#### INSTRUCTION:
Copy only what lies from the line containing "Write a Python" through the line containing "import plotly.graph_objects as go" in the entries below, keeping both end lines exact and dropping every picture.

Start of EXTRACTED ENTRIES

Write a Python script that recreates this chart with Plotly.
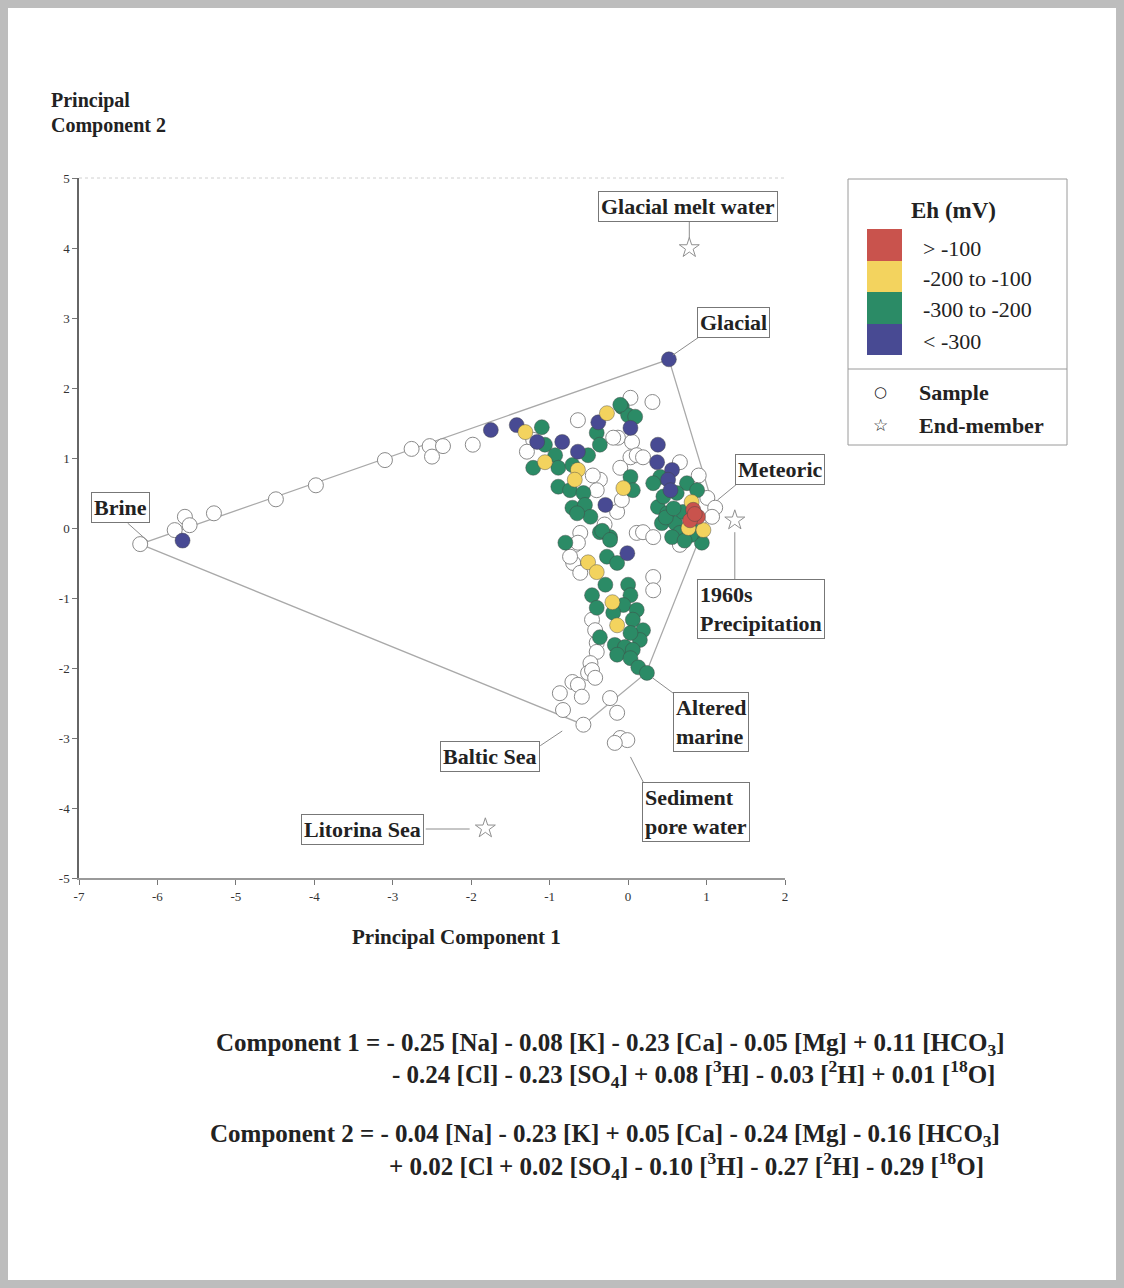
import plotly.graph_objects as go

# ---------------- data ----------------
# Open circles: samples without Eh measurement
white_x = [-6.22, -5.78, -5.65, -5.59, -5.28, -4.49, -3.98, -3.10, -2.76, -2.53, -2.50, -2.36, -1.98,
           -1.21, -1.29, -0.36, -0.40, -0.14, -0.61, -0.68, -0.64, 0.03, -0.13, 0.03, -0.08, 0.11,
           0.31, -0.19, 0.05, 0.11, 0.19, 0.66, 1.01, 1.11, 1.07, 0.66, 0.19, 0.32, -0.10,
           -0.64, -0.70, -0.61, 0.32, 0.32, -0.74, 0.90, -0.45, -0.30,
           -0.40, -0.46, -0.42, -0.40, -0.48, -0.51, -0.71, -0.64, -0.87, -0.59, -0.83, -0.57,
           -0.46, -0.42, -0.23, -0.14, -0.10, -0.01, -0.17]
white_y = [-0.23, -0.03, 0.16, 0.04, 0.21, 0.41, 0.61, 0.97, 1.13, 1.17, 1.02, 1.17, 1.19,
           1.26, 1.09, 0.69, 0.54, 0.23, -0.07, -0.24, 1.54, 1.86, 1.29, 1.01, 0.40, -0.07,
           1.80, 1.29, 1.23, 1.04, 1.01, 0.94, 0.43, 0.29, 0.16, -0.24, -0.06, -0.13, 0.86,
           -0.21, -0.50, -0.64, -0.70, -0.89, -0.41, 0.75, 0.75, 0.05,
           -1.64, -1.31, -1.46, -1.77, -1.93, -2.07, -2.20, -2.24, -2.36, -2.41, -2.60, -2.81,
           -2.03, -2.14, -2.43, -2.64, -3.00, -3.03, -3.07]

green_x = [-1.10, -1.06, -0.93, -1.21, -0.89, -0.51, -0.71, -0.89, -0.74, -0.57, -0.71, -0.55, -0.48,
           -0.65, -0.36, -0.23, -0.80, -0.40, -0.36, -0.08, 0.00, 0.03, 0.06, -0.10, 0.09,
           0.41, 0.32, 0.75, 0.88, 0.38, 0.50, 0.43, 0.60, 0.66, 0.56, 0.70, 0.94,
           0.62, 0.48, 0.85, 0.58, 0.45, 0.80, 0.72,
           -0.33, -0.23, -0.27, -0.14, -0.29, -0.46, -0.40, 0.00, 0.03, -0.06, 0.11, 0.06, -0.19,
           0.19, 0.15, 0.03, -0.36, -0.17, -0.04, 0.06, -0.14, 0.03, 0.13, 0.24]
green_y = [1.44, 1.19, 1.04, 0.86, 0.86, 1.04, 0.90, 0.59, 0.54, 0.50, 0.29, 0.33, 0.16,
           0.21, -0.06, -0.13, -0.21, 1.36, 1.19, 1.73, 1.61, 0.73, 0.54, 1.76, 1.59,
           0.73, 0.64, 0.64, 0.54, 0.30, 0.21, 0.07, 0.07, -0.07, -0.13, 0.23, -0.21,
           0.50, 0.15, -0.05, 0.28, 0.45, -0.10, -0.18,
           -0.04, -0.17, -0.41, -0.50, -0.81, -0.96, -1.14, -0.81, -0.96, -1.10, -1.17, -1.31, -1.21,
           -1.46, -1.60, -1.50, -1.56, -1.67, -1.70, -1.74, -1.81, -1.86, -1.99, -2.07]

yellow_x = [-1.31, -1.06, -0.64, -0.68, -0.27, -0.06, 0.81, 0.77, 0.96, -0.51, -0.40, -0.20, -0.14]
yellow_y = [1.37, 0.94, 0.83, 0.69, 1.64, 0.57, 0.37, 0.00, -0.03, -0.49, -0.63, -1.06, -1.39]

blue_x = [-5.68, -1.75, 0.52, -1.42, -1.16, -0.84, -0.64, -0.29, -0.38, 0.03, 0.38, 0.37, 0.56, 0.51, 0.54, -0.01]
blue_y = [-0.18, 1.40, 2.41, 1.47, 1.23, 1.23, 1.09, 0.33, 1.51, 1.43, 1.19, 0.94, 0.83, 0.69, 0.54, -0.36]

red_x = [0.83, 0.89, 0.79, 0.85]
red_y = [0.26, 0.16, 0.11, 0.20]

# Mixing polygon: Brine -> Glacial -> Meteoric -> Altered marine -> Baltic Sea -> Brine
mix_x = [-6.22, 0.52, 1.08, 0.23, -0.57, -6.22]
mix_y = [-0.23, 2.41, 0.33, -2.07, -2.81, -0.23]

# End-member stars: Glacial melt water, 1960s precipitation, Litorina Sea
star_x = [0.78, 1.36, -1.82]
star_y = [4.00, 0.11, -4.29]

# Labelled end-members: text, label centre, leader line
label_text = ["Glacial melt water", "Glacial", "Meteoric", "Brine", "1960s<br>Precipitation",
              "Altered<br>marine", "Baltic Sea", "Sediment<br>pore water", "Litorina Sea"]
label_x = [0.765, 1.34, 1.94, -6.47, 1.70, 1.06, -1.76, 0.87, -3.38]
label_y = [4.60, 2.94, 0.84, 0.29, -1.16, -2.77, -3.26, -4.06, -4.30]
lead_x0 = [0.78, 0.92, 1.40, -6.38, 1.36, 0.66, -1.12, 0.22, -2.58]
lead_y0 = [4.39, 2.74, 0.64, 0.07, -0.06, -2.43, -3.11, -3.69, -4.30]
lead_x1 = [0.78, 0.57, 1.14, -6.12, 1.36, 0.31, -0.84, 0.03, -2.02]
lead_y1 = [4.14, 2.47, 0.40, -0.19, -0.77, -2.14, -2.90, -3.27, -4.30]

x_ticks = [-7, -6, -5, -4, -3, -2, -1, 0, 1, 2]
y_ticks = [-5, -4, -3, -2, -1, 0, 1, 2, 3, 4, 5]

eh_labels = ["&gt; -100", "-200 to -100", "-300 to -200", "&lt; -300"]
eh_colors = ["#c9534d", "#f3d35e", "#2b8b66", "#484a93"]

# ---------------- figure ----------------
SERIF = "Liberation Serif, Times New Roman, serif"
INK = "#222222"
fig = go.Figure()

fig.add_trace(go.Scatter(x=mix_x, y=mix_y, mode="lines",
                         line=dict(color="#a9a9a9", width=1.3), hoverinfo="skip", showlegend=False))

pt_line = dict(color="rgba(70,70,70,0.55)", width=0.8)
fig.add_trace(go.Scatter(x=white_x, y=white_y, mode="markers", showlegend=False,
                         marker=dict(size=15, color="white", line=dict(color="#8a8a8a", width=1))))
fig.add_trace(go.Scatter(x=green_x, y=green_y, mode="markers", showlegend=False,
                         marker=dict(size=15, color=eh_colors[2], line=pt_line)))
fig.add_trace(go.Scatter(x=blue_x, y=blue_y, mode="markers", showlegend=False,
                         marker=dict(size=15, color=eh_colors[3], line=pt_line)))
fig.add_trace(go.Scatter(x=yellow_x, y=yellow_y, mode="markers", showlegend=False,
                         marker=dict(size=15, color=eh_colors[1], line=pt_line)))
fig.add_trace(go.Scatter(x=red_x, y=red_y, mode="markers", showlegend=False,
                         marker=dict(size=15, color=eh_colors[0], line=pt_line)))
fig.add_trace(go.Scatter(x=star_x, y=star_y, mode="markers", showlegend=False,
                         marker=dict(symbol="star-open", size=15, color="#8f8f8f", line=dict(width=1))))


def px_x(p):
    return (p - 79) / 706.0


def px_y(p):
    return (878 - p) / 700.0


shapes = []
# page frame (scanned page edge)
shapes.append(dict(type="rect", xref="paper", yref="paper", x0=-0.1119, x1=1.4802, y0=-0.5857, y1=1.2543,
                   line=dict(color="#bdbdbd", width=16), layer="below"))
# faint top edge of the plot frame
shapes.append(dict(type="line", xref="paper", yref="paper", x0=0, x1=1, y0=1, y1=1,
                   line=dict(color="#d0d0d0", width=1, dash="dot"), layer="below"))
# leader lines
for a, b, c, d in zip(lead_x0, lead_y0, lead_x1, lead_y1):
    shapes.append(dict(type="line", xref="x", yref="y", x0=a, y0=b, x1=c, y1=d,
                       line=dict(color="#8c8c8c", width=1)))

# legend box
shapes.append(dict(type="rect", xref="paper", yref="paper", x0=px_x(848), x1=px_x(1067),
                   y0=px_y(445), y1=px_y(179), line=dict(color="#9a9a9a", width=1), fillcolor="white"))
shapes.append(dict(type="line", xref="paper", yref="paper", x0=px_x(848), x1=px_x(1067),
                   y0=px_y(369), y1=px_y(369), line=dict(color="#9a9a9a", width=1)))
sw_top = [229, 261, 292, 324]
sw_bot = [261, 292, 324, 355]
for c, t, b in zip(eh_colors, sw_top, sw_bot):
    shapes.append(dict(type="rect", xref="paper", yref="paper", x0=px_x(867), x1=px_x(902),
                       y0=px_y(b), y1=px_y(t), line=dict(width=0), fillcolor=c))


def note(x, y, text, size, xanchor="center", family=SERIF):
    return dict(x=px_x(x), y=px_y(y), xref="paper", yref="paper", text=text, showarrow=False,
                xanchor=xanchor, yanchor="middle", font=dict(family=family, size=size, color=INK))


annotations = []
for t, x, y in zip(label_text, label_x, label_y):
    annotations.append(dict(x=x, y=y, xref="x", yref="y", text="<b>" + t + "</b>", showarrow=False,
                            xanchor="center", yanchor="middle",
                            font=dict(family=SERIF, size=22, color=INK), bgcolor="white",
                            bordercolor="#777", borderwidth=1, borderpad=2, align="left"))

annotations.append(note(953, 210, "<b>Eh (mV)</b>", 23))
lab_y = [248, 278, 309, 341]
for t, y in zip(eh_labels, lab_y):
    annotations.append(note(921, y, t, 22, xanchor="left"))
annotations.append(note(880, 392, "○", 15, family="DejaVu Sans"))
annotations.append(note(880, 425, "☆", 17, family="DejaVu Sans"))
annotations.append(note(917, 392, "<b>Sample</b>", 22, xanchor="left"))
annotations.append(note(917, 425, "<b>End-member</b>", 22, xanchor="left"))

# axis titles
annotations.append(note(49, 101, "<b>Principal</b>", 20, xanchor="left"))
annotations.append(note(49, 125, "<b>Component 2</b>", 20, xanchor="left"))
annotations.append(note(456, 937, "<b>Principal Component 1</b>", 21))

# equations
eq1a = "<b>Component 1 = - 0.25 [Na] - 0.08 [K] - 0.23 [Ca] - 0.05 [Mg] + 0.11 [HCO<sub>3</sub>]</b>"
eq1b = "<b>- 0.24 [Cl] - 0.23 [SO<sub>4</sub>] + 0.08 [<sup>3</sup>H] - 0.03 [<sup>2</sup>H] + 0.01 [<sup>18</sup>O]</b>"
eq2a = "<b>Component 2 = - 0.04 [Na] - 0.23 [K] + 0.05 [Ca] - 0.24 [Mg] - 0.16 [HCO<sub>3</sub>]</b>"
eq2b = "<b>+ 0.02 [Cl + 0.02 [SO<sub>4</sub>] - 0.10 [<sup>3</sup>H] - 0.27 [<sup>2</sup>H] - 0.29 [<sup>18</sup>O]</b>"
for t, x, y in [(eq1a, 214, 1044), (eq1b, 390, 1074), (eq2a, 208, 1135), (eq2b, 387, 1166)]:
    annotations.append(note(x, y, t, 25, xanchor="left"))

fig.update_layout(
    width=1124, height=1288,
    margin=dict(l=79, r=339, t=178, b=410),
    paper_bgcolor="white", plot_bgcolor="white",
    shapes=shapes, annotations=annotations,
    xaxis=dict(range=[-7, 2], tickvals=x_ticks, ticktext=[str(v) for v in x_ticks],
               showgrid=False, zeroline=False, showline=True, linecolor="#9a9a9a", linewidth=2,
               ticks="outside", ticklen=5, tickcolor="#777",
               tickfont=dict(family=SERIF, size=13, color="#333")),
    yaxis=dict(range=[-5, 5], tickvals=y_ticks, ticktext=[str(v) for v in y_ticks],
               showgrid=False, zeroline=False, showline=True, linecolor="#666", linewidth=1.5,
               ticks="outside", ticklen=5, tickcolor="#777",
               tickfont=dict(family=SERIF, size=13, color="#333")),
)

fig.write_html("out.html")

End of EXTRACTED ENTRIES
Start of EXTRACTED ENTRIES

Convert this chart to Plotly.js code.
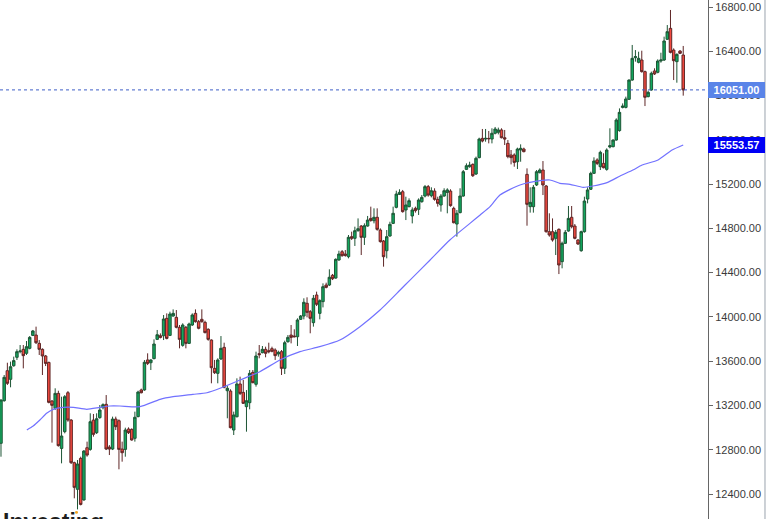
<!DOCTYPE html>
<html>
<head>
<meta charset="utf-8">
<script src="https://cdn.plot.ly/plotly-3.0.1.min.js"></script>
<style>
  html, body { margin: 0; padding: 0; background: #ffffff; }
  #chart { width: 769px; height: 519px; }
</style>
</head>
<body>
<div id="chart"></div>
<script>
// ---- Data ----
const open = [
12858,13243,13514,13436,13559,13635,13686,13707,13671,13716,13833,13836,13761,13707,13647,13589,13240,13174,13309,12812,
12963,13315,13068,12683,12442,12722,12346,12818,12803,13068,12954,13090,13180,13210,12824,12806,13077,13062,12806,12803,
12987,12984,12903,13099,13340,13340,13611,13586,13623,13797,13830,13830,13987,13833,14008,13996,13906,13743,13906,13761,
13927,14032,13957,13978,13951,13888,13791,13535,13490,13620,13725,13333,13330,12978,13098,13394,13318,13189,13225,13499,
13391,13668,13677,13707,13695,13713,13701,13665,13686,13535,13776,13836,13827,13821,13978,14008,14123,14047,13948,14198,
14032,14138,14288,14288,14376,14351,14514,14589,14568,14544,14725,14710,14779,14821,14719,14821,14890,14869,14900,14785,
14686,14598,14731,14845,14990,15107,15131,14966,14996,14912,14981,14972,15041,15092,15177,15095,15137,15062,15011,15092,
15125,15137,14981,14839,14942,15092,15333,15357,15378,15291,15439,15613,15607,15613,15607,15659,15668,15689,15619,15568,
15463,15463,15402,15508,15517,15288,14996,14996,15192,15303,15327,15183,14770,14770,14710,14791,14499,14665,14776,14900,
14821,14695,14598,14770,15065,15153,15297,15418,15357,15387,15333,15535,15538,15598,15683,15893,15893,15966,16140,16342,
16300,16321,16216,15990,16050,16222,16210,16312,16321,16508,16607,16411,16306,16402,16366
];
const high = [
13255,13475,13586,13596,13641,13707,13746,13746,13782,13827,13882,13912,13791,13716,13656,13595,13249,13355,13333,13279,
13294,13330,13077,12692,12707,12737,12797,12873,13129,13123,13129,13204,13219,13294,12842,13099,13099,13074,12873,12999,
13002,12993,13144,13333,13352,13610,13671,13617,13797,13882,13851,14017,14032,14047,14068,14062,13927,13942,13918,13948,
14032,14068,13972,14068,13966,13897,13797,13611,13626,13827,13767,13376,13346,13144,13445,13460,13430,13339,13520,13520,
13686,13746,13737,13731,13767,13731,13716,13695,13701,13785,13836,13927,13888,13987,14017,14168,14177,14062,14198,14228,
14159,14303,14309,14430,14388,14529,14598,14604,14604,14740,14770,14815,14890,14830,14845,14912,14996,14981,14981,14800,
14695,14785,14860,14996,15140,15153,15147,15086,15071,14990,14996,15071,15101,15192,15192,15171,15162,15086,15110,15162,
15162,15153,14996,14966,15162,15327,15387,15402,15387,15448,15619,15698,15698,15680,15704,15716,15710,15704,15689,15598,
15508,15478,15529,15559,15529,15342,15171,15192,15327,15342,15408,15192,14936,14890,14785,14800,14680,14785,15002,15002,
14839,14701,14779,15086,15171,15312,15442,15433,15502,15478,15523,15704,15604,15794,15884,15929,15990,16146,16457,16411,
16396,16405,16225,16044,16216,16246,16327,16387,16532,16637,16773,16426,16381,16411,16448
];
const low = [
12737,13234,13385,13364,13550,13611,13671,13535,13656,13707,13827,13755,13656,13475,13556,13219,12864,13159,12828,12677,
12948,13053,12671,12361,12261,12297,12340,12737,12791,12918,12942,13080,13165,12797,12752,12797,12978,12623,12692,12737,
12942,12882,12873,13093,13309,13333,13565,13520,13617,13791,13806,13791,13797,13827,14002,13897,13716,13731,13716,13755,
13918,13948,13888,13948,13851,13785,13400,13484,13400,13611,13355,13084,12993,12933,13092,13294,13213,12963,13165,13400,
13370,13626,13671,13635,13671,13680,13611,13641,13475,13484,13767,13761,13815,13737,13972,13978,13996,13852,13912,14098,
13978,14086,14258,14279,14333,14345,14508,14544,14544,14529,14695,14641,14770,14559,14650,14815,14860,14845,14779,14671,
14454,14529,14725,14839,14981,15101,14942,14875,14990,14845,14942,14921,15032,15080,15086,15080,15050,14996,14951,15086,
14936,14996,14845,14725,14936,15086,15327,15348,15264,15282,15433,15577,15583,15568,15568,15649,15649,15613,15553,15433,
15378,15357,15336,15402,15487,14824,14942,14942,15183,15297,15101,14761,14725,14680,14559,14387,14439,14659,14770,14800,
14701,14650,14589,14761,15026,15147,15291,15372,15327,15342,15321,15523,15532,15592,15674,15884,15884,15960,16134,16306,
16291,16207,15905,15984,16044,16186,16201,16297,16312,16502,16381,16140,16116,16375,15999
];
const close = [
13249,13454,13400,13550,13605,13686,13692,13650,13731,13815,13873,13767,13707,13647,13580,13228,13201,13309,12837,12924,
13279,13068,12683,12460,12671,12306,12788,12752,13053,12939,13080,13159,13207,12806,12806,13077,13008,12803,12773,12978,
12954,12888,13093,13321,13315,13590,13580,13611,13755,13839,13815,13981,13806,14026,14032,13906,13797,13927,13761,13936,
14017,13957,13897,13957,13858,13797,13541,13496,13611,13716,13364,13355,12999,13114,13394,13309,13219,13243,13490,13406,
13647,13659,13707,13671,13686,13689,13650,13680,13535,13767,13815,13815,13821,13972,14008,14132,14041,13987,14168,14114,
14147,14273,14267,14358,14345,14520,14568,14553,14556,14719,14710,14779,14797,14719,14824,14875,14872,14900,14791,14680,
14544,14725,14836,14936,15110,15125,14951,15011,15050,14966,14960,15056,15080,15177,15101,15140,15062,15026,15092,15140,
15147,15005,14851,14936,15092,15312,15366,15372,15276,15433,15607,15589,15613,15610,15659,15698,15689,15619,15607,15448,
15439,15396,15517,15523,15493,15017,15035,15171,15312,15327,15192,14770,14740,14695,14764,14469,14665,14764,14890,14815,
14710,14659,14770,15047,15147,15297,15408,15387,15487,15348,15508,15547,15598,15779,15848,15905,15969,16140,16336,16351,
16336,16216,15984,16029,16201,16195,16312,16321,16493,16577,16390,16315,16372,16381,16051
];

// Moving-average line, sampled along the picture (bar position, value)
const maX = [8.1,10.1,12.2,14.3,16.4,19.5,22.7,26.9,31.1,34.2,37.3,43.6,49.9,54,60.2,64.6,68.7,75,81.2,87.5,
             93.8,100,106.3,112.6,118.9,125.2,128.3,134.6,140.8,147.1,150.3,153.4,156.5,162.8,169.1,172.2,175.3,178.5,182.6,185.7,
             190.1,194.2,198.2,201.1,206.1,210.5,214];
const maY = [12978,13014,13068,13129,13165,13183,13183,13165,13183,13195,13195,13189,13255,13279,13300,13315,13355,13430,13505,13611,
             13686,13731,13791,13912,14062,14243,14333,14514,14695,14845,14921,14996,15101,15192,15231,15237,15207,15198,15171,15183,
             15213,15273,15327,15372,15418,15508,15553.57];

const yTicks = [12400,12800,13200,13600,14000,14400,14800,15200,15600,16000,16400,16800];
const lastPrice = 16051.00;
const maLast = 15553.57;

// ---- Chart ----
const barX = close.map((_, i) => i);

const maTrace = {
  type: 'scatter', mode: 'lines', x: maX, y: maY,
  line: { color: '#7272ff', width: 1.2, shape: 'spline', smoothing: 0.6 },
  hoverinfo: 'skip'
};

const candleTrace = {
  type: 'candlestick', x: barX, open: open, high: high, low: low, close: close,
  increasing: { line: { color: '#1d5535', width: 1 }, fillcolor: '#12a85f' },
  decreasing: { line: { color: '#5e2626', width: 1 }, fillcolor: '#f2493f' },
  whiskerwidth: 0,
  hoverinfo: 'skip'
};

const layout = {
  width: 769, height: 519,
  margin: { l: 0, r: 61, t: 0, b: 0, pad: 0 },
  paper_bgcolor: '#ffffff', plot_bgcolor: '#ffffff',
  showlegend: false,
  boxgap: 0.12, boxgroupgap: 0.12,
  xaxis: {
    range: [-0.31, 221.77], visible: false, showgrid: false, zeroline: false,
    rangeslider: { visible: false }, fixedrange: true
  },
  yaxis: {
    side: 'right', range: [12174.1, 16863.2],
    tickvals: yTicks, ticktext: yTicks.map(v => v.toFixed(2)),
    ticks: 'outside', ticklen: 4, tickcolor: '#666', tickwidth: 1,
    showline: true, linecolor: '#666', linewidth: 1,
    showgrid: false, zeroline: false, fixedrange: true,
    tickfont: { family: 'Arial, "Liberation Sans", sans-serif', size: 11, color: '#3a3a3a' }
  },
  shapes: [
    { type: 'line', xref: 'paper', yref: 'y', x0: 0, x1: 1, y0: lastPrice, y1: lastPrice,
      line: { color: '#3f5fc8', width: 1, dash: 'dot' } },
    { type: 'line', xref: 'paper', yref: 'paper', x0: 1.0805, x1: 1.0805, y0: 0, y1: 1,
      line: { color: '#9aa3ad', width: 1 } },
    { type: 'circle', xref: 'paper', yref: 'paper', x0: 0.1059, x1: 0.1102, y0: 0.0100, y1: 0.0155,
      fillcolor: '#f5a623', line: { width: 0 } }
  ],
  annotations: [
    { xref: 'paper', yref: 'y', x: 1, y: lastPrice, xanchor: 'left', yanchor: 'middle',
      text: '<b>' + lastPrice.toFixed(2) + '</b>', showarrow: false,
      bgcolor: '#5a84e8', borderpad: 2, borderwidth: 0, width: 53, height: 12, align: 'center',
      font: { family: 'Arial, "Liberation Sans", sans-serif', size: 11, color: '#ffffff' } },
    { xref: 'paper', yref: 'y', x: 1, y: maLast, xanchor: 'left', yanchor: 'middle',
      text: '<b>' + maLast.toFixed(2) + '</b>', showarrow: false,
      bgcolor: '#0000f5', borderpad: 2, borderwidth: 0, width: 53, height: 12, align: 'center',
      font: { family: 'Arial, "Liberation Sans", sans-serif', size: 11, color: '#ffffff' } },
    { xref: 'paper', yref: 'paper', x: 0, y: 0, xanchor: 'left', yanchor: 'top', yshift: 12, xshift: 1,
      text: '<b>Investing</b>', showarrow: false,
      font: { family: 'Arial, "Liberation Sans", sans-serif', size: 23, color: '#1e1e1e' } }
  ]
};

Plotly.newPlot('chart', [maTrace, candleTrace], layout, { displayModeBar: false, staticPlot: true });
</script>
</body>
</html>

End of EXTRACTED ENTRIES

#### TASK OUTPUT:
Write a Python script that recreates this chart with Plotly.
import plotly.graph_objects as go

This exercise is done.